**Provided material:**
+ + + +

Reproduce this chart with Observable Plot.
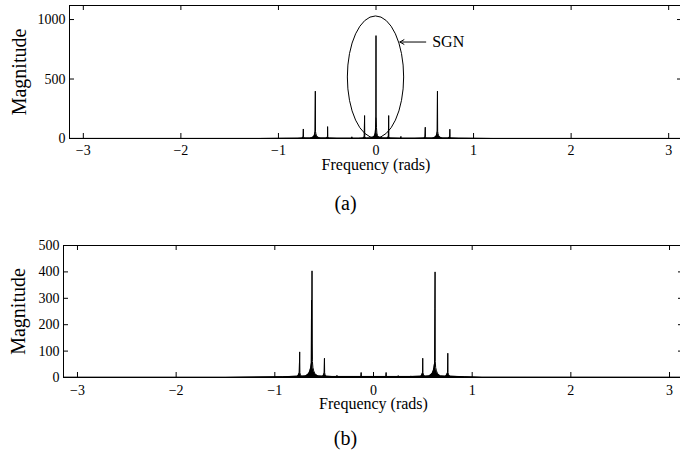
<!DOCTYPE html>
<html><head><meta charset="utf-8">
<script src="https://cdn.jsdelivr.net/npm/d3@7"></script>
<script src="https://cdn.jsdelivr.net/npm/@observablehq/plot@0.6"></script>
<style>
html,body{margin:0;padding:0;background:#fff;overflow:hidden;}
#chart svg{display:block;}
</style></head><body><div id="chart"></div>
<script>
const PI = Math.PI;
const xTicks = [-3, -2, -1, 0, 1, 2, 3];
const topYTicks = [0, 500, 1000];
const bottomYTicks = [0, 100, 200, 300, 400, 500];

// Panel (a): spectrum trace (frequency in rads, magnitude)
const topFreq = [-3.1416, -2.0, -1.2, -0.92, -0.80,
  -0.76, -0.75, -0.746, -0.745, -0.743, -0.738, -0.73,
  -0.68, -0.66, -0.645, -0.635, -0.628, -0.624, -0.622, -0.620, -0.616, -0.609, -0.598, -0.583, -0.565,
  -0.51, -0.50, -0.497, -0.496, -0.494, -0.49, -0.48,
  -0.40, -0.25, -0.247, -0.245, -0.18,
  -0.135, -0.125, -0.12, -0.117, -0.115, -0.11, -0.10, -0.06,
  -0.04, -0.025, -0.015, -0.008, -0.004, -0.002, -0.001, 0.0, 0.001, 0.003, 0.005, 0.009, 0.016, 0.026, 0.04,
  0.07, 0.11, 0.12, 0.127, 0.13, 0.132, 0.14, 0.15,
  0.25, 0.256, 0.258, 0.40,
  0.49, 0.50, 0.503, 0.505, 0.507, 0.51, 0.52,
  0.575, 0.592, 0.607, 0.617, 0.624, 0.628, 0.630, 0.632, 0.636, 0.643, 0.654, 0.668, 0.685,
  0.74, 0.75, 0.755, 0.757, 0.759, 0.765, 0.775,
  0.85, 0.95, 1.2, 2.0, 3.1416];
const topMag = [1, 1, 1, 2, 3,
  4, 8, 16, 80, 16, 8, 4,
  4, 7, 12, 22, 40, 60, 398, 60, 40, 22, 12, 7, 4,
  4, 8, 16, 100, 16, 8, 4,
  3, 3, 14, 3, 3,
  4, 8, 16, 193, 16, 8, 4, 5,
  8, 14, 24, 45, 90, 172, 172, 865, 172, 172, 90, 45, 24, 14, 8,
  5, 4, 8, 16, 193, 16, 8, 4,
  3, 17, 3, 3,
  4, 8, 16, 95, 16, 8, 4,
  4, 7, 12, 22, 40, 60, 398, 60, 40, 22, 12, 7, 4,
  4, 8, 16, 78, 16, 8, 4,
  3, 2, 1, 1, 1];

// Panel (b): spectrum trace
const bottomFreq = [-3.1416, -1.5, -0.92, -0.85,
  -0.77, -0.76, -0.752, -0.748, -0.746, -0.74, -0.73,
  -0.69, -0.67, -0.655, -0.645, -0.636, -0.630, -0.628, -0.626, -0.623, -0.621, -0.619, -0.614, -0.606, -0.596, -0.582, -0.562,
  -0.515, -0.505, -0.499, -0.497, -0.495, -0.49, -0.48,
  -0.42, -0.372, -0.37, -0.368,
  -0.2, -0.127, -0.125, -0.123,
  0.0, 0.126, 0.128, 0.13,
  0.25, 0.252, 0.254, 0.38, 0.382, 0.384,
  0.48, 0.49, 0.497, 0.499, 0.501, 0.508, 0.52,
  0.56, 0.58, 0.595, 0.605, 0.613, 0.619, 0.622, 0.624, 0.626, 0.63, 0.638, 0.648, 0.662, 0.68,
  0.73, 0.742, 0.75, 0.753, 0.755, 0.762, 0.775,
  0.85, 0.92, 1.1, 3.1416];
const bottomMag = [0.5, 0.5, 3, 4,
  5, 10, 18, 97, 18, 10, 5,
  6, 10, 16, 25, 38, 55, 293, 70, 404, 127, 60, 38, 25, 16, 10, 6,
  5, 10, 18, 73, 18, 10, 5,
  4, 4, 8, 4,
  4, 4, 19, 4,
  4, 4, 19, 4,
  4, 7, 4, 4, 6, 4,
  5, 10, 18, 73, 18, 10, 5,
  6, 10, 16, 25, 38, 55, 260, 400, 60, 38, 25, 16, 10, 6,
  5, 10, 18, 92, 18, 10, 5,
  4, 3, 1, 0.5];

// Annotation for panel (a)
const sgnLabel = "SGN";
const sgnText = {x: 0.576, y: 811};
const sgnArrow = {x1: 0.51, x2: 0.245, y: 811};
const sgnEllipse = {cx: 0, cy: 513, rx: 0.2885, ry: 513};

const topData = topFreq.map((f, i) => ({f, m: topMag[i]}));
const bottomData = bottomFreq.map((f, i) => ({f, m: bottomMag[i]}));

const serif = "'Liberation Serif', 'Times New Roman', serif";
const fmt = d => (d < 0 ? "\u2212" + Math.abs(d) : String(d));

function panel({data, yDomain, yTicks, height, marginTop, marginBottom, marginLeft, marginRight, tickPad, freqDy, capDy, capDx, magDx, caption, extra = []}) {
  const width = 684;
  const plotH = height - marginTop - marginBottom;
  const plotW = width - marginLeft - marginRight;
  const tk = 5;
  return Plot.plot({
    width, height, marginTop, marginBottom, marginLeft, marginRight,
    style: {fontFamily: serif, fontSize: "14px", background: "white", color: "black", maxWidth: "none"},
    x: {domain: [-PI, PI]},
    y: {domain: yDomain},
    marks: [
      Plot.areaY(data, {x: "f", y: "m", fill: "black"}),
      Plot.lineY(data, {x: "f", y: "m", stroke: "black", strokeWidth: 1}),
      Plot.frame({stroke: "black", strokeWidth: 1}),
      Plot.ruleX(xTicks, {x: d => d, insetTop: plotH - tk, stroke: "black"}),
      Plot.ruleX(xTicks, {x: d => d, insetBottom: plotH - tk, stroke: "black"}),
      Plot.ruleY(yTicks, {y: d => d, insetRight: plotW - tk, stroke: "black"}),
      Plot.ruleY(yTicks, {y: d => d, insetLeft: plotW - tk, stroke: "black"}),
      Plot.axisX({ticks: xTicks, tickFormat: fmt, tickSize: 0, tickPadding: tickPad, fontSize: 14, label: null}),
      Plot.axisY({ticks: yTicks, tickFormat: fmt, tickSize: 0, tickPadding: 4, fontSize: 14, label: null}),
      Plot.text(["Frequency (rads)"], {frameAnchor: "bottom", dy: freqDy, fontSize: 16, fill: "black"}),
      Plot.text([caption], {frameAnchor: "bottom", dy: capDy, dx: capDx, fontSize: 20, fill: "black"}),
      Plot.text(["Magnitude"], {frameAnchor: "left", textAnchor: "middle", rotate: -90, dx: magDx, fontSize: 20, fill: "black"}),
      ...extra
    ]
  });
}

const ellipseMark = (index, scales) => {
  const sx = scales.x, sy = scales.y;
  const cx = sx(sgnEllipse.cx), cy = sy(sgnEllipse.cy);
  const rx = Math.abs(sx(sgnEllipse.cx + sgnEllipse.rx) - cx);
  const ry = Math.abs(sy(sgnEllipse.cy + sgnEllipse.ry) - cy);
  return d3.create("svg:ellipse")
    .attr("cx", cx).attr("cy", cy).attr("rx", rx).attr("ry", ry)
    .attr("fill", "none").attr("stroke", "black").attr("stroke-width", 1)
    .node();
};

const topPlot = panel({
  data: topData, yDomain: [0, 1118], yTicks: topYTicks,
  height: 226, marginTop: 5, marginBottom: 88, marginLeft: 69, marginRight: 2,
  tickPad: 7, freqDy: 31.5, capDy: 71, capDx: -30.5, magDx: -50, caption: "(a)",
  extra: [
    ellipseMark,
    Plot.arrow([sgnArrow], {x1: "x1", x2: "x2", y1: "y", y2: "y", stroke: "black", strokeWidth: 1, headLength: 7}),
    Plot.text([sgnText], {x: "x", y: "y", text: () => sgnLabel, textAnchor: "start", fontSize: 16, fill: "black"})
  ]
});

const bottomPlot = panel({
  data: bottomData, yDomain: [0, 500], yTicks: bottomYTicks,
  height: 227, marginTop: 19, marginBottom: 76, marginLeft: 63, marginRight: 1,
  tickPad: 8, freqDy: 31, capDy: 67, capDx: -28, magDx: -45, caption: "(b)"
});

const chart = document.getElementById("chart");
chart.append(topPlot, bottomPlot);
</script>
</body></html>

+ + + +

**Exercise description:** Write out again exactly the lines from the start of the data above through the line containing "const bottomYTicks = [0, 100, 200, 300, 400, 500];", inclusive, excluding any pictures.

**Reply:**
Reproduce this chart with Observable Plot.
<!DOCTYPE html>
<html><head><meta charset="utf-8">
<script src="https://cdn.jsdelivr.net/npm/d3@7"></script>
<script src="https://cdn.jsdelivr.net/npm/@observablehq/plot@0.6"></script>
<style>
html,body{margin:0;padding:0;background:#fff;overflow:hidden;}
#chart svg{display:block;}
</style></head><body><div id="chart"></div>
<script>
const PI = Math.PI;
const xTicks = [-3, -2, -1, 0, 1, 2, 3];
const topYTicks = [0, 500, 1000];
const bottomYTicks = [0, 100, 200, 300, 400, 500];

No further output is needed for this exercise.